I would like to add information on what the program was about to do to my
exception handling. The old code had one big try-block around everything:
try {
  read_cfg();  // a sub call might throw runtime_error
  operation1();
  operation2();
}
catch (std::exception& e) {
  std::cerr
    << "Error: " << e.what() << ", "
    // FIXME: also show what we were trying to do
    // FIXME: and what a user could try
    << "\n";
}
Example error message:
Error: file "foo.cfg" not found, while reading configuration.

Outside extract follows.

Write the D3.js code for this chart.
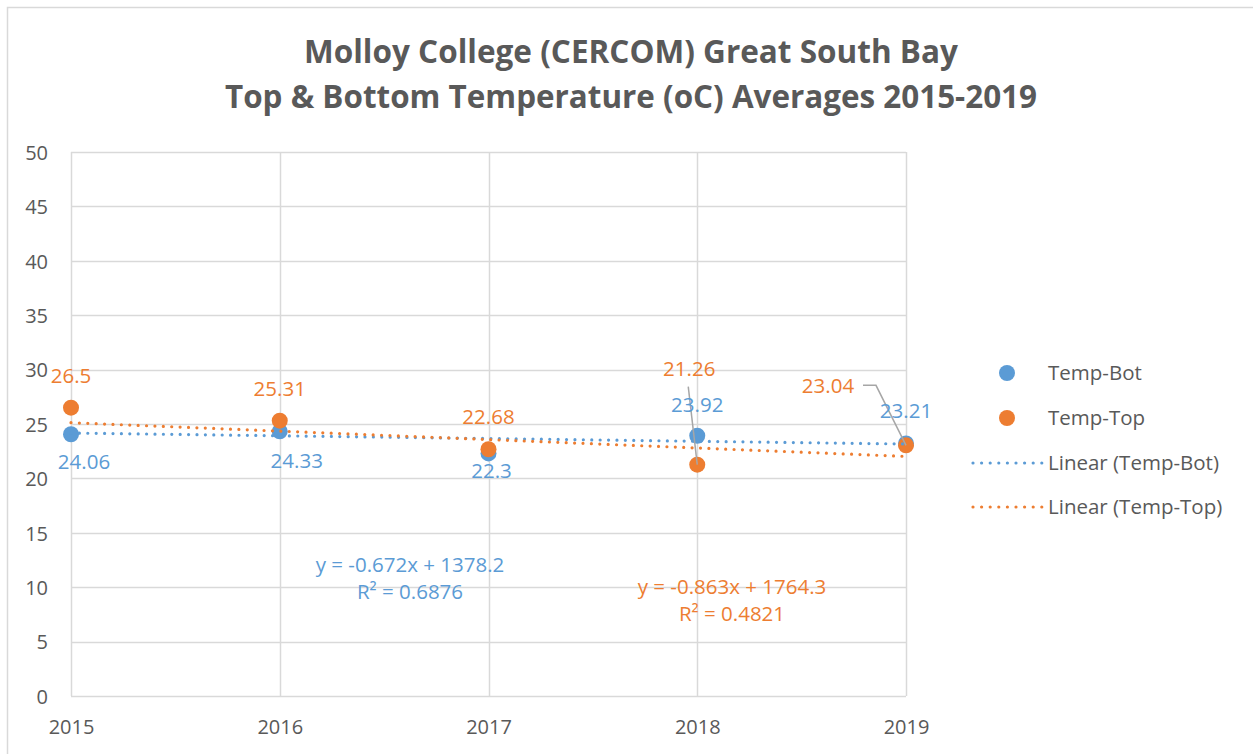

Please make sure the file exists.
I converted the try-block into three blocks, but this feels odd:
try {
  read_cfg();  // a sub call might throw runtime_error
}
catch (std::exception& e) {
  std::cerr
    << "Error: " << e.what() << ", "
    << "while reading configuration."
    << "\n";
}
try {
  operation1();
}
catch (std::exception& e) {
  std::cerr
    << "Error: " << e.what() << ", "
    << "while performing operation 1."
    << "\n";
}
try {
  operation2();
}
catch (std::exception& e) {
  std::cerr
    << "Error: " << e.what() << ", "
    << "while performing operation 2."
    << "\n";
}
I also tried to introduce one exception class per call (read_cfg_exception,
operation1_exception, operation2_exception). Since in read_cfg() the call to
open might throw, I catch its exception and convert it to a
read_cfg_exception, thereby saving the additional information, that something
whent wrong "while reading configuration". Yet this does not feel right either:
class read_cfg_exception;
void open(std::string name); // might throw std::runtime_error
void read_cfg()
{
  try {
    open("foo.cfg");
  }
  catch (std::runtime_error& e) {
    throw read_cfg_exception(e.what() + "while reading configuration");
  }
}
Therefor I have the question: What is a good pattern to show the additional information of what the program was doing while the error occured.